Model Compression Techniques in Biometrics Applications: A Survey
Eduarda Caldeira, Pedro C. Neto, Marco Huber, Naser Damer, Ana F. Sequeira
TL;DR
This survey analyzes model compression techniques in biometrics, focusing on quantization, knowledge distillation (KD), and pruning. It systematizes the literature, comparing biometrics-specific work to broader computer vision findings, and highlights how compression can impact bias and fairness. The authors discuss methodological trade-offs (PTQ vs. QAT, RW-KD vs. FB-KD, LW/CW pruning) and emphasize the potential and limits of combining techniques to achieve edge-friendly biometrics with acceptable accuracy. They also review evidence that compression can worsen disparities across demographic groups, urging the development of fairness-aware compression methods and balanced evaluation frameworks. Overall, the work maps current progress, identifies gaps (especially for quantization and pruning in biometrics), and proposes future directions toward fairer, more efficient biometric models.
Abstract
The development of deep learning algorithms has extensively empowered humanity's task automatization capacity.

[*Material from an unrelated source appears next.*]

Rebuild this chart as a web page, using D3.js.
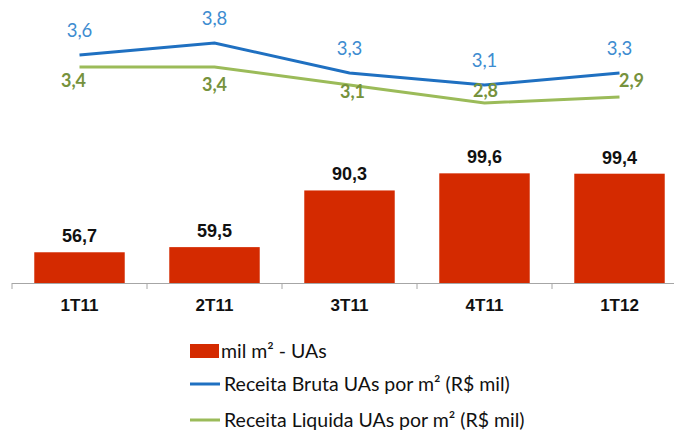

However, the huge improvement in the performance of these models is highly correlated with their increasing level of complexity, limiting their usefulness in human-oriented applications, which are usually deployed in resource-constrained devices. This led to the development of compression techniques that drastically reduce the computational and memory costs of deep learning models without significant performance degradation. This paper aims to systematize the current literature on this topic by presenting a comprehensive survey of model compression techniques in biometrics applications, namely quantization, knowledge distillation and pruning. We conduct a critical analysis of the comparative value of these techniques, focusing on their advantages and disadvantages and presenting suggestions for future work directions that can potentially improve the current methods. Additionally, we discuss and analyze the link between model bias and model compression, highlighting the need to direct compression research toward model fairness in future works.